The thing is, some are excellent design and then shrink when washed and become uselessly too tight.
Some are too thick.
Some are too tightly knit.
Some don't breathe.
Some are too hot.
I f'k'n hate most of them.
Too thin. Too thick. Too uncomfortable. Too much cotton. Too tight of elastic. Too stretchy. Insufficiently stretchy. Too ungiving. Too loose. Too white. Too black.
Ew, I hate you socks to pieces.
George and Paul came over here to dispose a 55 gallon aquarium and its stand. And bring up from my truck a replacement tank and new stand.
While here they did a ton of other stuff besides. They cleaned the area of the tank and then cleaned the carpet cleaner. Did dishes. Took out trash.
At one point Paul pointed to my laundry basket and said, "Cool socks."
That day after they left I had Amazon send him a package of those same socks. And another package of different socks separately to George.
He pointed to the blue and gray ones with the red toe and heel.
They're a bit silly.
Like a cartoon.
And they're comfortable as h-e-double socks.
They fit very well after washing and the elastic band does not leave a mark. The sewn toe is comfortable. They're exactly the right weight. They feel loose when they're on. And they breathe. They're just the right combination of cotton and whatever else it is they have in there.
I like them.
I sent George the exact same thing except different.
This summer I noticed the socks that he wears with his trainers. Alway some standard gray. He is not a goofy guy, so goofy patterns are out.
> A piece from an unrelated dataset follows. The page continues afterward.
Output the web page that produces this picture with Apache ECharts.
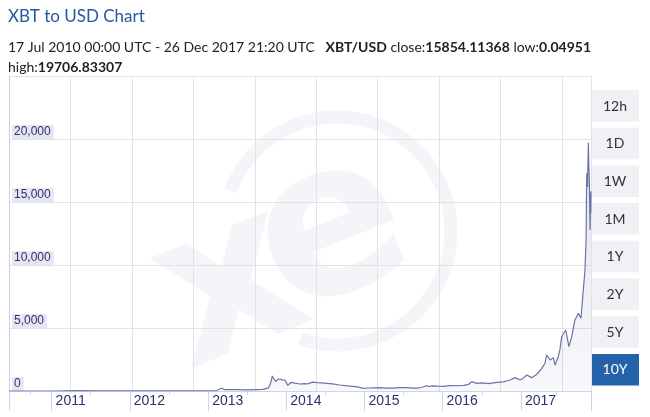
<!DOCTYPE html>
<html>
<head>
<meta charset="utf-8">
<script src="https://cdn.jsdelivr.net/npm/echarts@6/dist/echarts.min.js"></script>
<style>
html,body{margin:0;padding:0;background:#fff;}
#chart{width:650px;height:417px;}
</style>
</head>
<body>
<div id="chart"></div>
<script>
// ---- data (dates) ----
const dates = [
 '2010-06-16','2010-10-01','2011-01-10','2011-05-05','2011-08-01','2011-11-01',
 '2012-03-01','2012-07-01','2012-10-01',
 '2013-01-01','2013-02-10','2013-03-04','2013-03-20','2013-05-01','2013-07-01','2013-08-15','2013-09-13',
 '2013-10-10','2013-10-20','2013-10-28','2013-11-06','2013-11-13','2013-11-22','2013-12-02','2013-12-12','2013-12-25',
 '2014-01-08','2014-01-16','2014-01-25','2014-02-10','2014-03-05','2014-03-25','2014-04-10','2014-05-05','2014-05-25',
 '2014-06-15','2014-07-08','2014-08-05','2014-09-08','2014-10-05','2014-11-08','2014-12-01','2014-12-25',
 '2015-01-20','2015-02-15','2015-03-14','2015-04-15','2015-05-15','2015-06-15','2015-07-15','2015-08-15',
 '2015-09-10','2015-10-01','2015-10-18','2015-11-01','2015-11-17','2015-12-10',
 '2016-01-05','2016-02-04','2016-03-10','2016-04-10','2016-05-01','2016-05-16','2016-06-08','2016-07-05',
 '2016-08-01','2016-09-10','2016-10-10','2016-11-11','2016-12-04','2016-12-28',
 '2017-01-10','2017-01-28','2017-02-20','2017-03-16','2017-04-08','2017-04-23','2017-05-01','2017-05-17',
 '2017-06-01','2017-06-09','2017-06-24','2017-07-02','2017-07-10','2017-07-29','2017-08-13','2017-08-26',
 '2017-09-10','2017-09-26','2017-10-08','2017-10-19','2017-10-27','2017-11-01','2017-11-04','2017-11-08',
 '2017-11-09','2017-11-12','2017-11-14','2017-11-16','2017-11-19','2017-11-20','2017-11-22','2017-11-23','2017-11-24'
];
const prices = [
 0.05,0.1,0.3,25,10,3,
 5,7,11,
 13,35,215,110,120,90,115,130,
 250,650,1190,900,740,920,950,880,870,
 450,600,690,620,555,590,560,700,660,
 640,610,560,476,420,370,330,214,
 240,255,260,235,235,260,270,225,
 235,320,420,360,400,380,
 370,420,415,440,530,740,610,640,
 580,690,730,870,1060,870,
 1000,1270,1060,1330,1800,2200,2860,2460,
 2650,2060,2720,3300,4310,4840,3520,4310,
 5640,6170,5770,8020,9600,11990,17280,16200,
 17550,19707,17800,17020,13500,12780,15700,14130,15854
];
const yTicks = [0, 5000, 10000, 15000, 20000];
const ranges = ['12h','1D','1W','1M','1Y','2Y','5Y','10Y'];
const activeRange = '10Y';
const titleText = 'XBT to USD Chart';
const infoLine1 = '17 Jul 2010 00:00 UTC - 26 Dec 2017 21:20 UTC   {b|XBT/USD} close:{b|15854.11368} low:{b|0.04951}';
const infoLine2 = 'high:{b|19706.83307}';

const seriesData = dates.map((d, i) => [d, prices[i]]);

const chart = echarts.init(document.getElementById('chart'), null, {renderer: 'canvas'});

const wm = '#f5f5f9';
const graphics = [
  // watermark
  {type: 'arc', z: -10, silent: true,
   shape: {cx: 337, cy: 231, r: 114, startAngle: -2.78, endAngle: 1.9, clockwise: true},
   style: {stroke: wm, lineWidth: 13, fill: null}},
  {type: 'text', z: -10, silent: true, x: 333, y: 236, rotation: 0.38,
   style: {text: 'e', font: 'bold 215px "DejaVu Sans"', fill: wm, align: 'center', verticalAlign: 'middle'}},
  {type: 'text', z: -10, silent: true, x: 232, y: 292, rotation: 0.38,
   style: {text: 'x', font: 'bold 215px "DejaVu Sans"', fill: wm, align: 'center', verticalAlign: 'middle'}},
  // title & info
  {type: 'text', x: 8, y: 17,
   style: {text: titleText, font: '17px Lato', fill: '#2657a6', verticalAlign: 'middle'}},
  {type: 'text', x: 8, y: 47,
   style: {text: infoLine1, fontFamily: 'Lato', fontSize: 14, fill: '#222',
           verticalAlign: 'middle', rich: {b: {fontWeight: 'bold', fontFamily: 'Lato', fontSize: 14}}}},
  {type: 'text', x: 8, y: 67,
   style: {text: infoLine2, fontFamily: 'Lato', fontSize: 14, fill: '#222',
           verticalAlign: 'middle', rich: {b: {fontWeight: 'bold', fontFamily: 'Lato', fontSize: 14}}}}
];
ranges.forEach((r, i) => {
  const y = 90 + i * 37.7;
  const active = r === activeRange;
  graphics.push({type: 'rect', shape: {x: 591, y: y, width: 48, height: 31.5},
    style: {fill: active ? '#2463a9' : '#f0f0f5'}});
  graphics.push({type: 'text', x: 615, y: y + 16,
    style: {text: r, font: '14px Lato', fill: active ? '#fff' : '#333', align: 'center', verticalAlign: 'middle'}});
});

chart.setOption({
  animation: false,
  backgroundColor: '#fff',
  graphic: graphics,
  grid: {left: 9, right: 59, top: 76, bottom: 26, containLabel: false},
  xAxis: [
    {type: 'time', min: dates[0], max: dates[dates.length - 1],
     minInterval: 365 * 864e5, maxInterval: 366 * 864e5,
     axisLine: {show: true, lineStyle: {color: '#ccd6eb', width: 1}},
     axisTick: {show: true, length: 20, lineStyle: {color: '#ccd6eb'}},
     minorTick: {show: true, splitNumber: 2, length: 4, lineStyle: {color: '#ccd6eb'}},
     splitLine: {show: false},
     axisLabel: {formatter: '{yyyy}', align: 'left', padding: [0, 0, 0, 4], margin: 3,
                 color: '#2c3170', fontSize: 14, fontFamily: 'Arial', fontWeight: 'normal'}},
    {type: 'value', min: 0, max: 9.47, interval: 1, position: 'top',
     axisLine: {show: false}, axisTick: {show: false}, axisLabel: {show: false},
     splitLine: {show: true, lineStyle: {color: '#e3e3e3'}}}
  ],
  yAxis: {type: 'value', min: 0, max: 25000, interval: 5000,
    axisLine: {show: true, lineStyle: {color: '#c9cee2'}},
    axisTick: {show: false},
    splitLine: {show: true, lineStyle: {color: '#e3e3e3'}},
    axisLabel: {inside: true, showMaxLabel: false, verticalAlign: 'bottom', margin: 3,
      color: '#2c3170', fontSize: 12, fontFamily: 'Arial', backgroundColor: '#e6e6f0',
      padding: [1, 3, 1, 2],
      formatter: v => yTicks.indexOf(v) >= 0 ? v.toLocaleString('en-US') : ''}
  },
  series: [{
    type: 'line', xAxisIndex: 0, data: seriesData, showSymbol: false, symbol: 'none',
    lineStyle: {color: '#6b73a9', width: 1.2},
    areaStyle: {color: new echarts.graphic.LinearGradient(0, 0, 0, 1, [
      {offset: 0, color: 'rgba(110,118,175,0.28)'},
      {offset: 1, color: 'rgba(110,118,175,0.07)'}
    ])},
    z: 3
  }]
});
</script>
</body>
</html>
Toned down and standard is what I chose.
This is more his sort of thing. I think.
And they're cheap as h-e-double fiddlesticks.
Only $15.00.
Is that amazing or what?
Twice I had to remove my boot at the doctor's offices, the GP and then again for a specialist, to show them the swelling down there. And both of them said, "Cool socks."
It's such an embarrassing situation.
"Let go of my foot, you big perv."
So even doctors like them.
They'd make a good gift for the doctors. It'll blow their minds because, who even thinks of that?
They'd make a good gift for the doctors. It'll blow their minds because, who even thinks of that?
I sent a few packages to other friends.
In the meantime, both George and Paul wrote back separately telling me they love their package of socks, they're just the right thing, etc., etc.
I bought a few packages to have as convenient gifts. Say I get invited to a party and this unusual gift is right here. Just hand them a package of socks and go, "Here." Boom. Five pair of great socks.
Recommended. Check 'em out, Checkemouters.
7 comments:
Until you start having problems with your feet and/or ankles, you really don't appreciate how important socks are.
"Size: Shoe Size: 8-12"
I distinctly remember (or think that I do) that standard men's socks were sized "9 to 13." For twenty years or more they have been sized "8 to 12" like these are. This is a huge problem if you have size 12 feet and don't like tight socks.
It's a terrible, terrible situation. A crime, really.
And did anyone notice the story about people wearing their underwear for multiple days? I did and, of course, it was reported incorrectly for clicks. But the BS part was that the survey was sponsored by a designer underwear company and on a visit to their website I saw that they claim that you should throw away and replace all of your underwear every six months.
Terrible. Criminal.
Ok, this is weird. A couple or three days ago I has a housefly inside. It was odd because I hadn't seen a plain old fly, not a fruit fly or gnat, in years.
Yesterday I saw two flies. They were between the sheer drapes and the window in the dining room. I killed one. The other escaped.
This morning I saw there were again two flies behind the drapes. I don't have any flying bug spray so I made a couple of ineffective swats and left them alone until I could find or buy something.
Here's the weird part - I just checked again and there are 8 (I counted) of the mofo's zipping around behind the drapes. What the Hell!
It's like Exorcist II around here. Or maybe III.
Well that worked pretty well.
I sprayed them with a bleach based household cleaner. Killed 9 with the spray (it was necessary the execute the wounded) and another four with the swatter.
Still one or two or three buzzing around.
Thanks for the sitrep, Rabel. You gotta watch those boogers.
I gotta admit - this whole sock thing is pretty funny. Thanks!
I am guilty of having lots of socks as well. I am a bit partial to the colorful ones so I tend to buy the happy style or the George socks at the local Walmart. It’s easier to buy another bundle of socks than to do laundry. I usually don’t wear shorts to work but got a lot of comments on the socks I was wearing that day. It was those little dauchunds dressed up as hot dogs. I will have to check your Amazon link.